-- begin Data --

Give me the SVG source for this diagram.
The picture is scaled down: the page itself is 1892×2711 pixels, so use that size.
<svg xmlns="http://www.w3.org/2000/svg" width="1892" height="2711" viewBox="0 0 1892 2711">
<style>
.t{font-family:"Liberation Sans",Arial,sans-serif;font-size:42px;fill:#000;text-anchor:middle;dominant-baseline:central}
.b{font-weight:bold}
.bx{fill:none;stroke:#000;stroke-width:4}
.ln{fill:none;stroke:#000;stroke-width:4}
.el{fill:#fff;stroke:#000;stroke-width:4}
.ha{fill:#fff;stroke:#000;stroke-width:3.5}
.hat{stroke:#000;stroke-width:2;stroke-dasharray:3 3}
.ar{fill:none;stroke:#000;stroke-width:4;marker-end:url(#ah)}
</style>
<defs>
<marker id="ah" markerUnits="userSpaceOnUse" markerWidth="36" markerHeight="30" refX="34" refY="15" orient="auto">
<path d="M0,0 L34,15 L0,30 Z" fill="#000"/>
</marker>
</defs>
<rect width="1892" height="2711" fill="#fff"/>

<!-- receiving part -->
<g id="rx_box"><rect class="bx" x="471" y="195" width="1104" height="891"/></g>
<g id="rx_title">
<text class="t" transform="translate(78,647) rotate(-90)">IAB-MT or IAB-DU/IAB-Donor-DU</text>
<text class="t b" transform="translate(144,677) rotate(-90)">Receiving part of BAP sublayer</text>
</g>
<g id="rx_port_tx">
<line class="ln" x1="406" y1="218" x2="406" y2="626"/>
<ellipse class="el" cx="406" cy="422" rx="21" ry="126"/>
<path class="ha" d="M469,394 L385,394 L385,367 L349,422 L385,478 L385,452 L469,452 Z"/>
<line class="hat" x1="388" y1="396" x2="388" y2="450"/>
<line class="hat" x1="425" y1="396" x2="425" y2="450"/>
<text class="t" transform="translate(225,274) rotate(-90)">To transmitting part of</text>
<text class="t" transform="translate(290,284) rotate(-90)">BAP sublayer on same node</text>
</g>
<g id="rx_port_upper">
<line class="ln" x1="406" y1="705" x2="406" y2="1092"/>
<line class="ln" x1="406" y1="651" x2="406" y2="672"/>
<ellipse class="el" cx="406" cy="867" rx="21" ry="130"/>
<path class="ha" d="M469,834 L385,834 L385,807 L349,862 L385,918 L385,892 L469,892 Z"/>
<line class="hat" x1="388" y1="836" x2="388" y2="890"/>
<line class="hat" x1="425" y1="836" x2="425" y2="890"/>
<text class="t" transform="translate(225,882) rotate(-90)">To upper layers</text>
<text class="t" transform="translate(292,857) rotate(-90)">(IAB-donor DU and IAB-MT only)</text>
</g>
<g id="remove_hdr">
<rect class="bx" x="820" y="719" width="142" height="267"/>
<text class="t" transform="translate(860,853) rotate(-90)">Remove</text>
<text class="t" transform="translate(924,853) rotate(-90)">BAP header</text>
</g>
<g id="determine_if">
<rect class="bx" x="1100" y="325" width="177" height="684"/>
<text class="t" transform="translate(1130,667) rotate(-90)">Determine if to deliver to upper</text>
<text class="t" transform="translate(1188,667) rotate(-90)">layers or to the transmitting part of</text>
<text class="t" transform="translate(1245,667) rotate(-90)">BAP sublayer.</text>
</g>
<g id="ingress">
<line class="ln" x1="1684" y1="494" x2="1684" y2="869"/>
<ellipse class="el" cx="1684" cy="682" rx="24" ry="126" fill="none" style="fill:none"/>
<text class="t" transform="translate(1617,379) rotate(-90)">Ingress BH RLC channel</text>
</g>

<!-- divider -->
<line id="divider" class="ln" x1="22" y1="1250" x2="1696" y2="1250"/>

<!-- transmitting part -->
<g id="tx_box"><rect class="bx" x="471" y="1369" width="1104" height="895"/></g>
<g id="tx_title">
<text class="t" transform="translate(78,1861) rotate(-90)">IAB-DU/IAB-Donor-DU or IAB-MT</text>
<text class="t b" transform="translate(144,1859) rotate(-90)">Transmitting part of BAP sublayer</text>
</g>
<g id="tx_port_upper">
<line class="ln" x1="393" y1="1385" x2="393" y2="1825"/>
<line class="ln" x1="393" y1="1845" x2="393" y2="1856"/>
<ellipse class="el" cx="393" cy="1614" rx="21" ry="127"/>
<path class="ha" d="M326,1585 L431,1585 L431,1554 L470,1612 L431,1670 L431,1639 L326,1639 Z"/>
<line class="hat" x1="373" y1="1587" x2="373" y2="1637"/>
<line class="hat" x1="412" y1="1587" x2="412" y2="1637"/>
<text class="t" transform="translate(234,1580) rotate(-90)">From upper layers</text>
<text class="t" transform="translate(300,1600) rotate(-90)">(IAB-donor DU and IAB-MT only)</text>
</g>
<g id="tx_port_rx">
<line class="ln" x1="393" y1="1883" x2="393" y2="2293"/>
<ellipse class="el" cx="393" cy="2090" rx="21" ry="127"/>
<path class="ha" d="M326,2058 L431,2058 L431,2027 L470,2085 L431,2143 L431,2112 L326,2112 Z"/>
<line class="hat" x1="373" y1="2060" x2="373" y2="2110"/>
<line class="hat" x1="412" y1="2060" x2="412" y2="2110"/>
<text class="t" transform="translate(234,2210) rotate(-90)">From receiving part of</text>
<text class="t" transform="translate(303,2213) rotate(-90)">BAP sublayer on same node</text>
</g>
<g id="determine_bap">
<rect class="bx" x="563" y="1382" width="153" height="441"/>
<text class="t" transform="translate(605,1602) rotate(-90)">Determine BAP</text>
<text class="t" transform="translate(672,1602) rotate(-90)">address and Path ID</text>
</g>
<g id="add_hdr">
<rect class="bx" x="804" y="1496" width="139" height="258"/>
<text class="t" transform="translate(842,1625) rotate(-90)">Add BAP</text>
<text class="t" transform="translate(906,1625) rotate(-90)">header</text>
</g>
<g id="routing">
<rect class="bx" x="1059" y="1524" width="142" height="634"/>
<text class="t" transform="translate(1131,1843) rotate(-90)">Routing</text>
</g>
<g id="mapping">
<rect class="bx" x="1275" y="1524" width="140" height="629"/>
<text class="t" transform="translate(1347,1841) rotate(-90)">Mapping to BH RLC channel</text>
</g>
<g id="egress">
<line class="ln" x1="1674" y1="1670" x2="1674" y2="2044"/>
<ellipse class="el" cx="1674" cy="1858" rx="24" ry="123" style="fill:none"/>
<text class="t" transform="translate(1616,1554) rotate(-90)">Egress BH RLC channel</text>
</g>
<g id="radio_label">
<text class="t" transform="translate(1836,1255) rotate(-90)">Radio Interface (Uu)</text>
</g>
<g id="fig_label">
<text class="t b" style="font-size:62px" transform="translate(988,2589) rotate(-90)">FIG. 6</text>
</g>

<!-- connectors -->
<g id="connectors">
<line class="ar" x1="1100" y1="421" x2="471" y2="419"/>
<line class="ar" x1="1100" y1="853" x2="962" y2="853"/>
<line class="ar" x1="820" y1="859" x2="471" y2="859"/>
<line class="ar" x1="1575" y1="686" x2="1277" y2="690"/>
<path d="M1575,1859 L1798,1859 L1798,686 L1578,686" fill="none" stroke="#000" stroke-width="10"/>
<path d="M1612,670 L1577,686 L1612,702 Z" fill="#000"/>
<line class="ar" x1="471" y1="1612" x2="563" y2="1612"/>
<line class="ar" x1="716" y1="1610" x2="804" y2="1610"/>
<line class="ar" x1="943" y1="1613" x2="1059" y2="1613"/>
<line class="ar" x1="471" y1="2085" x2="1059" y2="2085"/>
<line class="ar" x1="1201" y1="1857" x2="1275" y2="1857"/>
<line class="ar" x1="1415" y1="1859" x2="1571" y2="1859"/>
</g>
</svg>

-- end Data --

_Given instruction_. Each line of the listing above should be output exactly.

_Exercise answer_.
Give me the SVG source for this diagram.
The picture is scaled down: the page itself is 1892×2711 pixels, so use that size.
<svg xmlns="http://www.w3.org/2000/svg" width="1892" height="2711" viewBox="0 0 1892 2711">
<style>
.t{font-family:"Liberation Sans",Arial,sans-serif;font-size:42px;fill:#000;text-anchor:middle;dominant-baseline:central}
.b{font-weight:bold}
.bx{fill:none;stroke:#000;stroke-width:4}
.ln{fill:none;stroke:#000;stroke-width:4}
.el{fill:#fff;stroke:#000;stroke-width:4}
.ha{fill:#fff;stroke:#000;stroke-width:3.5}
.hat{stroke:#000;stroke-width:2;stroke-dasharray:3 3}
.ar{fill:none;stroke:#000;stroke-width:4;marker-end:url(#ah)}
</style>
<defs>
<marker id="ah" markerUnits="userSpaceOnUse" markerWidth="36" markerHeight="30" refX="34" refY="15" orient="auto">
<path d="M0,0 L34,15 L0,30 Z" fill="#000"/>
</marker>
</defs>
<rect width="1892" height="2711" fill="#fff"/>

<!-- receiving part -->
<g id="rx_box"><rect class="bx" x="471" y="195" width="1104" height="891"/></g>
<g id="rx_title">
<text class="t" transform="translate(78,647) rotate(-90)">IAB-MT or IAB-DU/IAB-Donor-DU</text>
<text class="t b" transform="translate(144,677) rotate(-90)">Receiving part of BAP sublayer</text>
</g>
<g id="rx_port_tx">
<line class="ln" x1="406" y1="218" x2="406" y2="626"/>
<ellipse class="el" cx="406" cy="422" rx="21" ry="126"/>
<path class="ha" d="M469,394 L385,394 L385,367 L349,422 L385,478 L385,452 L469,452 Z"/>
<line class="hat" x1="388" y1="396" x2="388" y2="450"/>
<line class="hat" x1="425" y1="396" x2="425" y2="450"/>
<text class="t" transform="translate(225,274) rotate(-90)">To transmitting part of</text>
<text class="t" transform="translate(290,284) rotate(-90)">BAP sublayer on same node</text>
</g>
<g id="rx_port_upper">
<line class="ln" x1="406" y1="705" x2="406" y2="1092"/>
<line class="ln" x1="406" y1="651" x2="406" y2="672"/>
<ellipse class="el" cx="406" cy="867" rx="21" ry="130"/>
<path class="ha" d="M469,834 L385,834 L385,807 L349,862 L385,918 L385,892 L469,892 Z"/>
<line class="hat" x1="388" y1="836" x2="388" y2="890"/>
<line class="hat" x1="425" y1="836" x2="425" y2="890"/>
<text class="t" transform="translate(225,882) rotate(-90)">To upper layers</text>
<text class="t" transform="translate(292,857) rotate(-90)">(IAB-donor DU and IAB-MT only)</text>
</g>
<g id="remove_hdr">
<rect class="bx" x="820" y="719" width="142" height="267"/>
<text class="t" transform="translate(860,853) rotate(-90)">Remove</text>
<text class="t" transform="translate(924,853) rotate(-90)">BAP header</text>
</g>
<g id="determine_if">
<rect class="bx" x="1100" y="325" width="177" height="684"/>
<text class="t" transform="translate(1130,667) rotate(-90)">Determine if to deliver to upper</text>
<text class="t" transform="translate(1188,667) rotate(-90)">layers or to the transmitting part of</text>
<text class="t" transform="translate(1245,667) rotate(-90)">BAP sublayer.</text>
</g>
<g id="ingress">
<line class="ln" x1="1684" y1="494" x2="1684" y2="869"/>
<ellipse class="el" cx="1684" cy="682" rx="24" ry="126" fill="none" style="fill:none"/>
<text class="t" transform="translate(1617,379) rotate(-90)">Ingress BH RLC channel</text>
</g>

<!-- divider -->
<line id="divider" class="ln" x1="22" y1="1250" x2="1696" y2="1250"/>

<!-- transmitting part -->
<g id="tx_box"><rect class="bx" x="471" y="1369" width="1104" height="895"/></g>
<g id="tx_title">
<text class="t" transform="translate(78,1861) rotate(-90)">IAB-DU/IAB-Donor-DU or IAB-MT</text>
<text class="t b" transform="translate(144,1859) rotate(-90)">Transmitting part of BAP sublayer</text>
</g>
<g id="tx_port_upper">
<line class="ln" x1="393" y1="1385" x2="393" y2="1825"/>
<line class="ln" x1="393" y1="1845" x2="393" y2="1856"/>
<ellipse class="el" cx="393" cy="1614" rx="21" ry="127"/>
<path class="ha" d="M326,1585 L431,1585 L431,1554 L470,1612 L431,1670 L431,1639 L326,1639 Z"/>
<line class="hat" x1="373" y1="1587" x2="373" y2="1637"/>
<line class="hat" x1="412" y1="1587" x2="412" y2="1637"/>
<text class="t" transform="translate(234,1580) rotate(-90)">From upper layers</text>
<text class="t" transform="translate(300,1600) rotate(-90)">(IAB-donor DU and IAB-MT only)</text>
</g>
<g id="tx_port_rx">
<line class="ln" x1="393" y1="1883" x2="393" y2="2293"/>
<ellipse class="el" cx="393" cy="2090" rx="21" ry="127"/>
<path class="ha" d="M326,2058 L431,2058 L431,2027 L470,2085 L431,2143 L431,2112 L326,2112 Z"/>
<line class="hat" x1="373" y1="2060" x2="373" y2="2110"/>
<line class="hat" x1="412" y1="2060" x2="412" y2="2110"/>
<text class="t" transform="translate(234,2210) rotate(-90)">From receiving part of</text>
<text class="t" transform="translate(303,2213) rotate(-90)">BAP sublayer on same node</text>
</g>
<g id="determine_bap">
<rect class="bx" x="563" y="1382" width="153" height="441"/>
<text class="t" transform="translate(605,1602) rotate(-90)">Determine BAP</text>
<text class="t" transform="translate(672,1602) rotate(-90)">address and Path ID</text>
</g>
<g id="add_hdr">
<rect class="bx" x="804" y="1496" width="139" height="258"/>
<text class="t" transform="translate(842,1625) rotate(-90)">Add BAP</text>
<text class="t" transform="translate(906,1625) rotate(-90)">header</text>
</g>
<g id="routing">
<rect class="bx" x="1059" y="1524" width="142" height="634"/>
<text class="t" transform="translate(1131,1843) rotate(-90)">Routing</text>
</g>
<g id="mapping">
<rect class="bx" x="1275" y="1524" width="140" height="629"/>
<text class="t" transform="translate(1347,1841) rotate(-90)">Mapping to BH RLC channel</text>
</g>
<g id="egress">
<line class="ln" x1="1674" y1="1670" x2="1674" y2="2044"/>
<ellipse class="el" cx="1674" cy="1858" rx="24" ry="123" style="fill:none"/>
<text class="t" transform="translate(1616,1554) rotate(-90)">Egress BH RLC channel</text>
</g>
<g id="radio_label">
<text class="t" transform="translate(1836,1255) rotate(-90)">Radio Interface (Uu)</text>
</g>
<g id="fig_label">
<text class="t b" style="font-size:62px" transform="translate(988,2589) rotate(-90)">FIG. 6</text>
</g>

<!-- connectors -->
<g id="connectors">
<line class="ar" x1="1100" y1="421" x2="471" y2="419"/>
<line class="ar" x1="1100" y1="853" x2="962" y2="853"/>
<line class="ar" x1="820" y1="859" x2="471" y2="859"/>
<line class="ar" x1="1575" y1="686" x2="1277" y2="690"/>
<path d="M1575,1859 L1798,1859 L1798,686 L1578,686" fill="none" stroke="#000" stroke-width="10"/>
<path d="M1612,670 L1577,686 L1612,702 Z" fill="#000"/>
<line class="ar" x1="471" y1="1612" x2="563" y2="1612"/>
<line class="ar" x1="716" y1="1610" x2="804" y2="1610"/>
<line class="ar" x1="943" y1="1613" x2="1059" y2="1613"/>
<line class="ar" x1="471" y1="2085" x2="1059" y2="2085"/>
<line class="ar" x1="1201" y1="1857" x2="1275" y2="1857"/>
<line class="ar" x1="1415" y1="1859" x2="1571" y2="1859"/>
</g>
</svg>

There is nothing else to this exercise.